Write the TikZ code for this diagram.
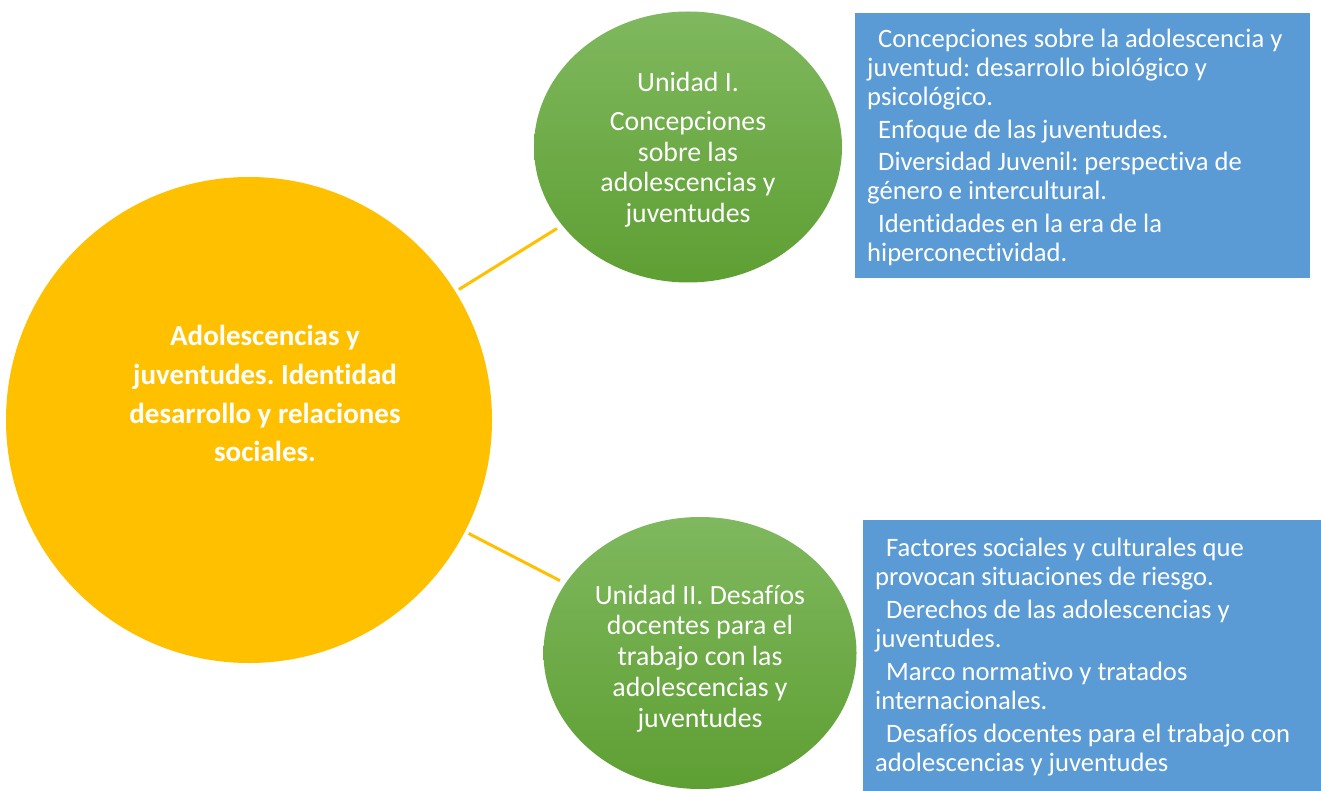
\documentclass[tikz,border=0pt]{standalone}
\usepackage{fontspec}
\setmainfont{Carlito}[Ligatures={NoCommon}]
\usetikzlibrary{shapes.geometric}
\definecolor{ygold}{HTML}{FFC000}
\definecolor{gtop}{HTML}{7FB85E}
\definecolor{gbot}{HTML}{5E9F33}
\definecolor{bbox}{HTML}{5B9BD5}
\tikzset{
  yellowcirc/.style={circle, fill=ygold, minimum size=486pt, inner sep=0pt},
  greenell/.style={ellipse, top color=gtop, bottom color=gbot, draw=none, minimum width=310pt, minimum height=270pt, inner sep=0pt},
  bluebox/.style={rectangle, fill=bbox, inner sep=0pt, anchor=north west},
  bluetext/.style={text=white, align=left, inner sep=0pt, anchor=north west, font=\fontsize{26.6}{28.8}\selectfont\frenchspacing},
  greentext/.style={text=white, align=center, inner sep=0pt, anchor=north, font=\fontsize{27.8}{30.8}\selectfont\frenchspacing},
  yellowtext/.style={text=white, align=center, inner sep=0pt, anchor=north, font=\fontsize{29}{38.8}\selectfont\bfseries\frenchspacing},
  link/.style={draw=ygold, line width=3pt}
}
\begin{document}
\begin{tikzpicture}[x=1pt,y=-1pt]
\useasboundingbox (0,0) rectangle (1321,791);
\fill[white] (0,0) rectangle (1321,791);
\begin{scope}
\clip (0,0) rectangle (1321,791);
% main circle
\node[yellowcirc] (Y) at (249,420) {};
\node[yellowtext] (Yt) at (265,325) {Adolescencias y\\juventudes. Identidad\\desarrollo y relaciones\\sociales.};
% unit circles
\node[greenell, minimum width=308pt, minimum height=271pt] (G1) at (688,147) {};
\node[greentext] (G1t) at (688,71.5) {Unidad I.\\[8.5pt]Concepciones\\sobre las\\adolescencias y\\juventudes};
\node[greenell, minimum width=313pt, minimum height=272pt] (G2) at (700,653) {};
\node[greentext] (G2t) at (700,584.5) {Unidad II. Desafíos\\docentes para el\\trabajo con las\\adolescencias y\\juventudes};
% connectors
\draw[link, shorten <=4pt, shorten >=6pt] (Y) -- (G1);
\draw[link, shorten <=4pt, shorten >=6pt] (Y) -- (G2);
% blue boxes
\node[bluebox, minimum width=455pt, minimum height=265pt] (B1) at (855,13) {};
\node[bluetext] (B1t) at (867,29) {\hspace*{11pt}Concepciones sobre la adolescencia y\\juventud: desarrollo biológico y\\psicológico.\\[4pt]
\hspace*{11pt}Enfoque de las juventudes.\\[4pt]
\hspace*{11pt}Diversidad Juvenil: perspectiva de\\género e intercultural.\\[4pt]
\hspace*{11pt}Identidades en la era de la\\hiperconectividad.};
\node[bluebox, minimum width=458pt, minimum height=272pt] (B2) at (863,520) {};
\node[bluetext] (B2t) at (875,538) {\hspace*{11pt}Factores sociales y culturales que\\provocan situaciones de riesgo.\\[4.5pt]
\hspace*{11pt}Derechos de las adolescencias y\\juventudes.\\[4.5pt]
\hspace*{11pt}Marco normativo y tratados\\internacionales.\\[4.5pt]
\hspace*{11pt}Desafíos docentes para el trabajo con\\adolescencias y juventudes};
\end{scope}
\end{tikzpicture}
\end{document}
══════════
» **Written request**
Pictures excluded, quote all the data above exactly.

» **Final result**
Write the TikZ code for this diagram.
\documentclass[tikz,border=0pt]{standalone}
\usepackage{fontspec}
\setmainfont{Carlito}[Ligatures={NoCommon}]
\usetikzlibrary{shapes.geometric}
\definecolor{ygold}{HTML}{FFC000}
\definecolor{gtop}{HTML}{7FB85E}
\definecolor{gbot}{HTML}{5E9F33}
\definecolor{bbox}{HTML}{5B9BD5}
\tikzset{
  yellowcirc/.style={circle, fill=ygold, minimum size=486pt, inner sep=0pt},
  greenell/.style={ellipse, top color=gtop, bottom color=gbot, draw=none, minimum width=310pt, minimum height=270pt, inner sep=0pt},
  bluebox/.style={rectangle, fill=bbox, inner sep=0pt, anchor=north west},
  bluetext/.style={text=white, align=left, inner sep=0pt, anchor=north west, font=\fontsize{26.6}{28.8}\selectfont\frenchspacing},
  greentext/.style={text=white, align=center, inner sep=0pt, anchor=north, font=\fontsize{27.8}{30.8}\selectfont\frenchspacing},
  yellowtext/.style={text=white, align=center, inner sep=0pt, anchor=north, font=\fontsize{29}{38.8}\selectfont\bfseries\frenchspacing},
  link/.style={draw=ygold, line width=3pt}
}
\begin{document}
\begin{tikzpicture}[x=1pt,y=-1pt]
\useasboundingbox (0,0) rectangle (1321,791);
\fill[white] (0,0) rectangle (1321,791);
\begin{scope}
\clip (0,0) rectangle (1321,791);
% main circle
\node[yellowcirc] (Y) at (249,420) {};
\node[yellowtext] (Yt) at (265,325) {Adolescencias y\\juventudes. Identidad\\desarrollo y relaciones\\sociales.};
% unit circles
\node[greenell, minimum width=308pt, minimum height=271pt] (G1) at (688,147) {};
\node[greentext] (G1t) at (688,71.5) {Unidad I.\\[8.5pt]Concepciones\\sobre las\\adolescencias y\\juventudes};
\node[greenell, minimum width=313pt, minimum height=272pt] (G2) at (700,653) {};
\node[greentext] (G2t) at (700,584.5) {Unidad II. Desafíos\\docentes para el\\trabajo con las\\adolescencias y\\juventudes};
% connectors
\draw[link, shorten <=4pt, shorten >=6pt] (Y) -- (G1);
\draw[link, shorten <=4pt, shorten >=6pt] (Y) -- (G2);
% blue boxes
\node[bluebox, minimum width=455pt, minimum height=265pt] (B1) at (855,13) {};
\node[bluetext] (B1t) at (867,29) {\hspace*{11pt}Concepciones sobre la adolescencia y\\juventud: desarrollo biológico y\\psicológico.\\[4pt]
\hspace*{11pt}Enfoque de las juventudes.\\[4pt]
\hspace*{11pt}Diversidad Juvenil: perspectiva de\\género e intercultural.\\[4pt]
\hspace*{11pt}Identidades en la era de la\\hiperconectividad.};
\node[bluebox, minimum width=458pt, minimum height=272pt] (B2) at (863,520) {};
\node[bluetext] (B2t) at (875,538) {\hspace*{11pt}Factores sociales y culturales que\\provocan situaciones de riesgo.\\[4.5pt]
\hspace*{11pt}Derechos de las adolescencias y\\juventudes.\\[4.5pt]
\hspace*{11pt}Marco normativo y tratados\\internacionales.\\[4.5pt]
\hspace*{11pt}Desafíos docentes para el trabajo con\\adolescencias y juventudes};
\end{scope}
\end{tikzpicture}
\end{document}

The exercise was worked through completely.